Она так крепко вцепилась в шкафчик Дианы, что теперь ее руки ныли. Эмма отняла руки и поплыла прочь, словно ее уносил поток отчаяния. Вырвавшись из шкафчика, некоторые вещи Дианы принялись плавать в воздухе. Доказательства любви Дианы к сладкому: плитки шоколада, драже, засахаренный имбирь в целлофановом пакете. Именно он вдруг привлек внимание Эммы. Кристаллизованный имбирь.
Кристаллы.
– Джек, – сказала она, – у меня появилась идея.
С бешено колотящимся сердцем Эмма вынырнула из российского рабочего модуля и направилась назад, в американскую лабораторию. Там она включила компьютер с базой данных полезной нагрузки. В полумраке модуля монитор излучал зловещий янтарный отсвет. Она открыла список папок с данными экспериментов и кликнула по названию «ЕКА». Европейское космическое агентство. Здесь были все протоколы и справочные материалы, необходимые для управления экспериментами агентства.

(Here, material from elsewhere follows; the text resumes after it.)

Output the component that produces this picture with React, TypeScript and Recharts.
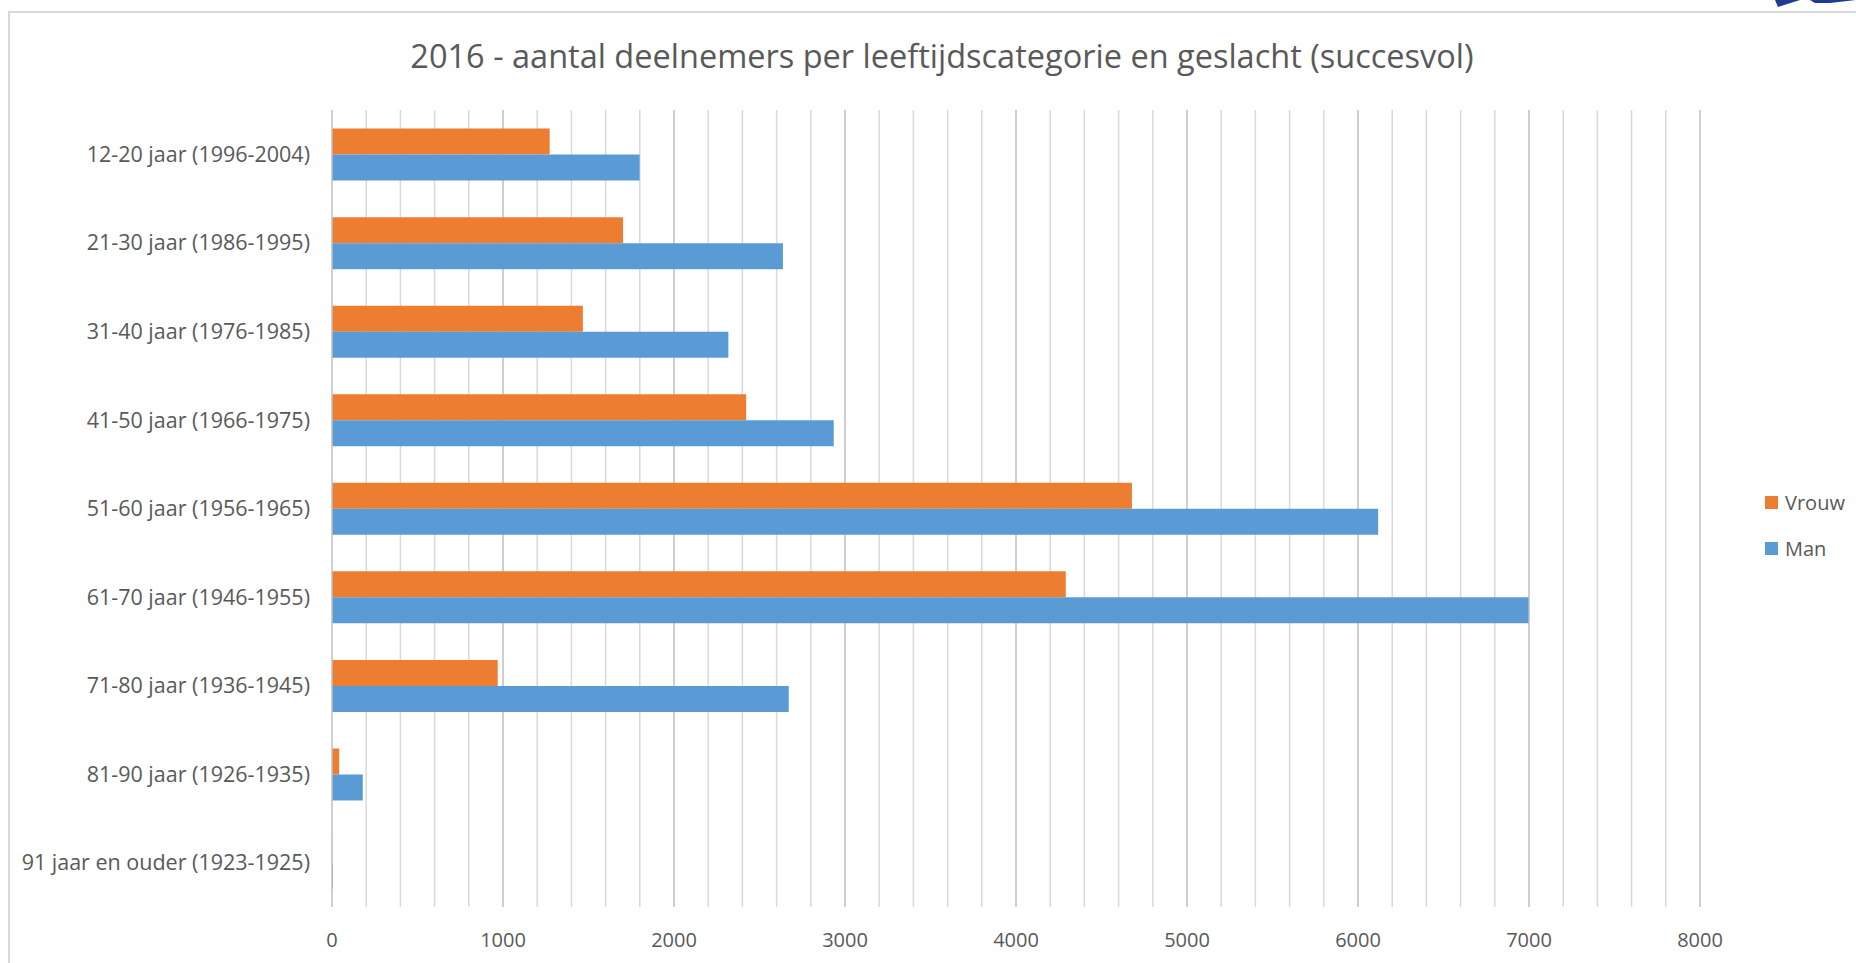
import { Bar, BarChart, CartesianGrid, XAxis, YAxis } from "recharts";

const categories = [
  "12-20 jaar (1996-2004)",
  "21-30 jaar (1986-1995)",
  "31-40 jaar (1976-1985)",
  "41-50 jaar (1966-1975)",
  "51-60 jaar (1956-1965)",
  "61-70 jaar (1946-1955)",
  "71-80 jaar (1936-1945)",
  "81-90 jaar (1926-1935)",
  "91 jaar en ouder (1923-1925)",
];
const vrouw = [1273, 1702, 1467, 2422, 4678, 4291, 969, 42, 1];
const man = [1799, 2637, 2318, 2934, 6118, 6997, 2671, 180, 5];
const xTicks = [0, 1000, 2000, 3000, 4000, 5000, 6000, 7000, 8000];
const minorGrid = [
  200, 400, 600, 800, 1200, 1400, 1600, 1800, 2200, 2400, 2600, 2800, 3200, 3400, 3600, 3800,
  4200, 4400, 4600, 4800, 5200, 5400, 5600, 5800, 6200, 6400, 6600, 6800, 7200, 7400, 7600, 7800,
];
const majorGrid = [1000, 2000, 3000, 4000, 5000, 6000, 7000, 8000];
const seriesNames = ["Vrouw", "Man"];
const seriesColors = ["#ED7D31", "#5B9BD5"];

const data = categories.map((name, i) => ({ name, Vrouw: vrouw[i], Man: man[i] }));

const FONT = "'Open Sans', sans-serif";
const TEXT = "#595959";

export default function App() {
  return (
    <div style={{ position: "absolute", left: 0, top: 0, width: 1856, height: 963, background: "#fff", overflow: "hidden" }}>
      <div style={{ position: "absolute", left: 8, top: 11, right: -2, bottom: -2, borderLeft: "2px solid #d9d9d9", borderTop: "2px solid #d9d9d9" }} />
      <svg style={{ position: "absolute", left: 1770, top: 0 }} width={86} height={12}>
        <polygon points="5,0 30,0 8,7" fill="#1f3a93" />
        <polygon points="40,0 86,0 60,3 45,3" fill="#1f3a93" />
      </svg>
      <div
        style={{
          position: "absolute",
          left: 942,
          top: 55,
          transform: "translate(-50%, -50%)",
          whiteSpace: "nowrap",
          fontFamily: FONT,
          fontSize: 32.5,
          color: TEXT,
        }}
      >
        2016 - aantal deelnemers per leeftijdscategorie en geslacht (succesvol)
      </div>
      <div style={{ position: "absolute", left: 1765, top: 479, fontFamily: FONT, fontSize: 20, color: TEXT }}>
        {seriesNames.map((n, i) => (
          <div key={n} style={{ display: "flex", alignItems: "center", height: 46 }}>
            <span style={{ width: 13, height: 13, background: seriesColors[i], marginRight: 7, display: "inline-block" }} />
            {n}
          </div>
        ))}
      </div>
      <div style={{ position: "absolute", left: 0, top: 0 }}>
        <BarChart
          width={1856}
          height={963}
          data={data}
          layout="vertical"
          margin={{ top: 110, right: 156, bottom: 6, left: 12 }}
          barCategoryGap="21%"
          barGap={0}
        >
          <CartesianGrid horizontal={false} verticalValues={minorGrid} stroke="#d9d9d9" strokeWidth={1.5} />
          <CartesianGrid horizontal={false} verticalValues={majorGrid} stroke="#bfbfbf" strokeWidth={1.5} />
          <XAxis
            type="number"
            domain={[0, 8000]}
            ticks={xTicks}
            interval={0}
            axisLine={false}
            tickLine={false}
            tickSize={0}
            tickMargin={26}
            height={50}
            tick={{ fontSize: 20, fill: TEXT, fontFamily: FONT }}
          />
          <YAxis
            type="category"
            dataKey="name"
            width={320}
            axisLine={{ stroke: "#bfbfbf", strokeWidth: 1.5 }}
            tickLine={false}
            tickSize={0}
            tickMargin={22}
            interval={0}
            tick={{ fontSize: 21.5, fill: TEXT, fontFamily: FONT }}
          />
          <Bar dataKey={seriesNames[0]} fill={seriesColors[0]} isAnimationActive={false} />
          <Bar dataKey={seriesNames[1]} fill={seriesColors[1]} isAnimationActive={false} />
        </BarChart>
      </div>
    </div>
  );
}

– Эмма, что ты задумала? – раздался в наушниках голос Джека.
– Диана работала над выращиванием белковых кристаллов, помнишь? Фармацевтические исследования.
– Из каких белков? – поинтересовался он, и Эмме не стало ясно: он прекрасно понял, о чем она думает.
– Просматриваю список. Их тут десятки…
Названия белков мелькали на экране, сливаясь в сплошной поток. Курсор замер на элементе, который она искала, – хорионический гонадотропин человека.
– Джек, – тихо позвала она, – кажется, я выиграла немного времени.
– Что ты нашла?
– ХГЧ. Диана выращивала кристаллы. Мне придется войти в декомпрессионный отсек. Кристаллы находятся в модуле ЕКА, а там – вакуум. Но если я начну понижать давление прямо сейчас, я добуду кристаллы через четыре-пять часов.
– Сколько ХГЧ на борту?
– Сейчас проверю. – Эмма открыла файлы эксперимента и быстро просмотрела сведения о количестве.
– Эмма!
– Оставайся на связи! Здесь уточненные данные. Я ищу нормальный уровень ХГЧ при беременности.
– Я могу посмотреть.
– Нет, нашла. Так, если я растворю кристаллическую массу в изотоническом растворе… мой вес сорок пять килограммов…
Эмма вводила цифры. Она сильно рисковала. Не зная, как быстро усваивается этот гормон, какой у него период полураспада. Ответ наконец появился на экране.
– Сколько доз? – спросил Джек.
Эмма закрыла глаза. «Этого мне надолго не хватит. Это меня не спасет».
– Эмма!
Она вздохнула. Как будто всхлипнула.
– На три дня.
Источник
25
Было без пятнадцати два ночи, и глаза Джека застилала пелена усталости, а слова на экране компьютера то и дело расплывались.
– Должно быть что-то еще, – сказал он. – Ищи.
Сидевшая за клавиатурой Гретхен Лиу расстроенно взглянула на Джека и Гордона. Вызвав сюда, они разбудили ее, и поэтому Гретхен приехала без обычного телевизионного макияжа и контактных линз. Им еще не доводилось лицезреть обычно элегантную сотрудницу по связям с общественностью в таком виде. И в очках, увеличивавших ее узкие глаза.